Women’s History Month

Reflections from Women in Leadership

Regina Edwards, Executive Vice President & Chief Financial Officer

As we celebrate Women’s History Month and the contributions women have made, I also reflect on the milestones women have made in business and the long-awaited recognition we are finally getting. It gives me joy and hope for a future where equity becomes commonplace. That said, we still have a long way to go, but progress is being made and I am a part of this evolution.

Finance is a career field unmistakably dominated by men. So from the start, I decided to focus on what I could control, and to block out all the things around me that said otherwise. I rolled up my sleeves, did the work and proved that I had what it took. Being confident in myself and not allowing stereotypes to prevail has helped me get to my current leadership role. Believing that performance matters, being present at all times and willing to go that extra mile has worked for me.

However, while I believe that my work ethic and determination have paid off, I’m not so naïve as to think that this is all it takes. Women are where we are today by standing on the shoulders of those who came before us. Those women faced insurmountable challenges, some of which remain in existence today–gender bias, stereotypes, equity, and diversity challenges to name a few.

When I arrived at Exponents 26 years ago, I came with intention. I wanted to put my stamp on what was a relatively small agency that outsourced its accounting function. I worked hard to build a full-fledged finance department staffed up to meet the rigorous demands of the non-profit industry. My reach has also increased to include Human Resources, IT and Fundraising. It’s been a ride and I’m not done yet.        

What would I tell a young woman today about leadership? Don’t change who you are to fit a mold or try to please. Do your best, always present yourself in a way that is uncompromising, remain unwavering in what you want for yourself, and know your worth. 

Last but not least, when you get there, lead by example. Be an example for the others that will come behind you and undoubtedly walk in your footsteps, whether you know it or not. Be true to yourself!

Samantha Lopez, Executive Vice President & Chief Operations Officer

Women’s History Month is a time to celebrate the vital role of women in American history. This year, I find myself reflecting on the challenges faced by women in the workforce. I also find myself looking back on my own career achievements and the experiences that have brought me to my role at EXPONENTS in an executive leadership position.

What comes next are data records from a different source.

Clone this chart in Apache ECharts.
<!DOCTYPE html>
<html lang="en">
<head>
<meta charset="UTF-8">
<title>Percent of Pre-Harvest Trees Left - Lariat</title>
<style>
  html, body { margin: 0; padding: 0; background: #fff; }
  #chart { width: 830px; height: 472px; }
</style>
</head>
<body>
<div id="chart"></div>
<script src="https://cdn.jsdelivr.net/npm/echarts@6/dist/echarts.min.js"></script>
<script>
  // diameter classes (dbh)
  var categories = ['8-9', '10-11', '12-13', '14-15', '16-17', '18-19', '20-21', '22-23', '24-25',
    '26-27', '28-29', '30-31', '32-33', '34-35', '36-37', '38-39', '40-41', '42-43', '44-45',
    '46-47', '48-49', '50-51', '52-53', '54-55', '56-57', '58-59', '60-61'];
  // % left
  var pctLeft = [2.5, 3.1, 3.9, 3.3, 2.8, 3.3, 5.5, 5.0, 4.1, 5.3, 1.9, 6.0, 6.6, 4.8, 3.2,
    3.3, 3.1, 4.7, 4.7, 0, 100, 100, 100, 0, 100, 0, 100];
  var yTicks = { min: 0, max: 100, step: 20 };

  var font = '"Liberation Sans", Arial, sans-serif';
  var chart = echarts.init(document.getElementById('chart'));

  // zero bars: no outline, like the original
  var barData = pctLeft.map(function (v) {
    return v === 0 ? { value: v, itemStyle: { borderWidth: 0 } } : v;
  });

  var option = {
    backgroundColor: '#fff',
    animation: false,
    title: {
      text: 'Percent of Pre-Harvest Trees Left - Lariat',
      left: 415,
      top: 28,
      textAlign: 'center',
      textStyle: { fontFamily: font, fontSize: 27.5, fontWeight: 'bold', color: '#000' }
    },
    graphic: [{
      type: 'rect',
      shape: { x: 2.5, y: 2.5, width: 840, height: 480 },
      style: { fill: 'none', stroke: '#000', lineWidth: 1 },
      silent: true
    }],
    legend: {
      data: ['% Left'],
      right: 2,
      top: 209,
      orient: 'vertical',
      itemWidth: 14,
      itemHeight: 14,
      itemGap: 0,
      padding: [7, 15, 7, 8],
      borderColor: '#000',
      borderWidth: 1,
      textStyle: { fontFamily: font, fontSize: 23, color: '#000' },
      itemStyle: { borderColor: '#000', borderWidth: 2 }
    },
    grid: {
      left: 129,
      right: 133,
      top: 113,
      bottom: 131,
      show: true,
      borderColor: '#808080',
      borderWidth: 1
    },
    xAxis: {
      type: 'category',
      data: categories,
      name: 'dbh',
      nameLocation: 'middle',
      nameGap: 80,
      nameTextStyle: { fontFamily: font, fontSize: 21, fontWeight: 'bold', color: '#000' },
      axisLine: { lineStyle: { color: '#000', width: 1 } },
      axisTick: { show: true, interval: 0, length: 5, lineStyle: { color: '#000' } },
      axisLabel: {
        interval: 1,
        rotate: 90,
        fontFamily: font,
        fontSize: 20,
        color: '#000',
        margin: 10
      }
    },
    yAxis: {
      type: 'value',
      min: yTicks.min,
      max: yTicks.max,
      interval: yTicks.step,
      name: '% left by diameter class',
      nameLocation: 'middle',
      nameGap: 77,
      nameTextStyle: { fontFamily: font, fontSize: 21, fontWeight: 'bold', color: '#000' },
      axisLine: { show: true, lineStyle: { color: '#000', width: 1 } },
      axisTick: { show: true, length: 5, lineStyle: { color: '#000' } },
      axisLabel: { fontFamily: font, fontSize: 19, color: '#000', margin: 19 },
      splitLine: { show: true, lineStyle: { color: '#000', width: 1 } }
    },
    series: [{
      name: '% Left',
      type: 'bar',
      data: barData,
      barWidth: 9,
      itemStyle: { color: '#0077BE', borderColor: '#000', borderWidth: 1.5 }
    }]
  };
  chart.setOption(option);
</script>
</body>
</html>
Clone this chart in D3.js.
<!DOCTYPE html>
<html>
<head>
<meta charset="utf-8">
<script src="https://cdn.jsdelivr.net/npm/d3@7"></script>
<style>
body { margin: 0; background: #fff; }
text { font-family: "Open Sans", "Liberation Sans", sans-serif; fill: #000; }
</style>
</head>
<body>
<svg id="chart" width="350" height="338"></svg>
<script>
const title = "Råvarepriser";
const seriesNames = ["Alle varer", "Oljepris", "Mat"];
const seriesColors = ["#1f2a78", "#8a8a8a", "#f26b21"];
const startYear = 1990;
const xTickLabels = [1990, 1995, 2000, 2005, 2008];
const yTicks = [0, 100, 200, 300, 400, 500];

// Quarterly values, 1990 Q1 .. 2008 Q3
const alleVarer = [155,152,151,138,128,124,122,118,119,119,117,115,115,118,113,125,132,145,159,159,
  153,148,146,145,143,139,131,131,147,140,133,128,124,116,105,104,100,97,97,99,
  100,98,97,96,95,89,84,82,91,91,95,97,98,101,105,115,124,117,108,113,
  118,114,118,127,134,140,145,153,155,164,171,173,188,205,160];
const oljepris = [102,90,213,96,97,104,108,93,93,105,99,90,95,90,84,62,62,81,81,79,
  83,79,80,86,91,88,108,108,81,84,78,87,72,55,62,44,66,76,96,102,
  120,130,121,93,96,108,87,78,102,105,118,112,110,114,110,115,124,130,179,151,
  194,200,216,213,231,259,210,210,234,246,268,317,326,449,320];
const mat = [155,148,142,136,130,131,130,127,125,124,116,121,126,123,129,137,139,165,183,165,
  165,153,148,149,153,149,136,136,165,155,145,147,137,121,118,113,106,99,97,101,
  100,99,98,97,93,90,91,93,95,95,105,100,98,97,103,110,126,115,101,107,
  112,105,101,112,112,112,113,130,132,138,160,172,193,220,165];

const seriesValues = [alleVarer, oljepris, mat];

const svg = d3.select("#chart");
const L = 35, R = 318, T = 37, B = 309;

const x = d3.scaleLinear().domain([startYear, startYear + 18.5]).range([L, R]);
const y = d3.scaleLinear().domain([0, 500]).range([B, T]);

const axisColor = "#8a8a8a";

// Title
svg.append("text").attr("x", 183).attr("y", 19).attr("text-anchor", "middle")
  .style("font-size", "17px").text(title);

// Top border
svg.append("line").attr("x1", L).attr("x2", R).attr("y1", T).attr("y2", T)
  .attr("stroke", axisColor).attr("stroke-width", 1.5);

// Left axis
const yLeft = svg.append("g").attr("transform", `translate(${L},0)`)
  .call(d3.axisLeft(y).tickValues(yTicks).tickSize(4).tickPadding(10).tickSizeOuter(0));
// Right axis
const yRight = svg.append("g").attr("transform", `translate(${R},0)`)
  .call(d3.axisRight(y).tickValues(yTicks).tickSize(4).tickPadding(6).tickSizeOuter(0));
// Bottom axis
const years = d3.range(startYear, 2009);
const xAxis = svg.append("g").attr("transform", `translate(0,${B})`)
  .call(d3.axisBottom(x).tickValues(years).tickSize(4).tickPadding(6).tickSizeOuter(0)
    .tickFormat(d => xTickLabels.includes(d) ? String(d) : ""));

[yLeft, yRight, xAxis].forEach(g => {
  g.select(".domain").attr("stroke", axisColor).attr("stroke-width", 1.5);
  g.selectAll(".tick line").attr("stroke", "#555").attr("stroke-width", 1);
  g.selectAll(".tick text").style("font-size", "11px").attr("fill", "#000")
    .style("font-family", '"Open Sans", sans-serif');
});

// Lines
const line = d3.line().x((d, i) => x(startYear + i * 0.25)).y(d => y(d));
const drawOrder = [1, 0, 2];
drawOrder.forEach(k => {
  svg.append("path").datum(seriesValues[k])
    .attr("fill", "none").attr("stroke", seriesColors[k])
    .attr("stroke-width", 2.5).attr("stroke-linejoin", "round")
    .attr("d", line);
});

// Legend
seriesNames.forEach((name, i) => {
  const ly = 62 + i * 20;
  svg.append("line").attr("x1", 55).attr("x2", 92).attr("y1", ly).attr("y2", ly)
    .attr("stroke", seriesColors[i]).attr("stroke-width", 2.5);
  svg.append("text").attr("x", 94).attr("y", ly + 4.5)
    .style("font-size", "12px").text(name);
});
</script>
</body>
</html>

When I began my career, I had the good fortune to work under a series of female leaders. These mentors modeled very different styles of leadership, from leading through fear and intimidation to leading through vulnerability and nurturing. What has stayed with me from those lived experiences is the firm belief that my gender didn’t limit my ability to lead, and the knowledge that there is no one effective style of leadership.

The challenges faced by women in earlier generations and in more male-dominated fields (such as science and technology) have lessened, but not been fully eradicated. We deal with barriers of a more subtle, insidious nature… a slight condescension, overtalking, being mansplained to, or having your ideas reworded as if you were unable to articulate your thoughts. 

Women are conditioned to be polite, so many of us experience difficulty asserting ourselves. We are wary of feeling as if we’re being rude, or being painted as aggressive. In my opinion, this conditioning is a significant contributor to the gender wage gap. Many women are not comfortable with asking for pay increases and promotions because it entails being assertive about one’s accomplishments, which can feel braggadocious or obnoxious. 

Trust me when I tell you, men never feel this way. They are aware there is nothing impolite about knowing your value!

For leaders who are also women of color, these issues are compounded by societal bias and stereotypes. It has been my experience that these negative aspects are offset by modeling potential and possibility to our agency’s participants and staff, which I find to be one of the most gratifying aspects of being a leader. 

Leaning into feminine energy by being able to nurture staff and provide them with a safe space to develop while guiding with a firm hand has been an effective personal leadership technique and has allowed us to continue to flourish during unprecedented times.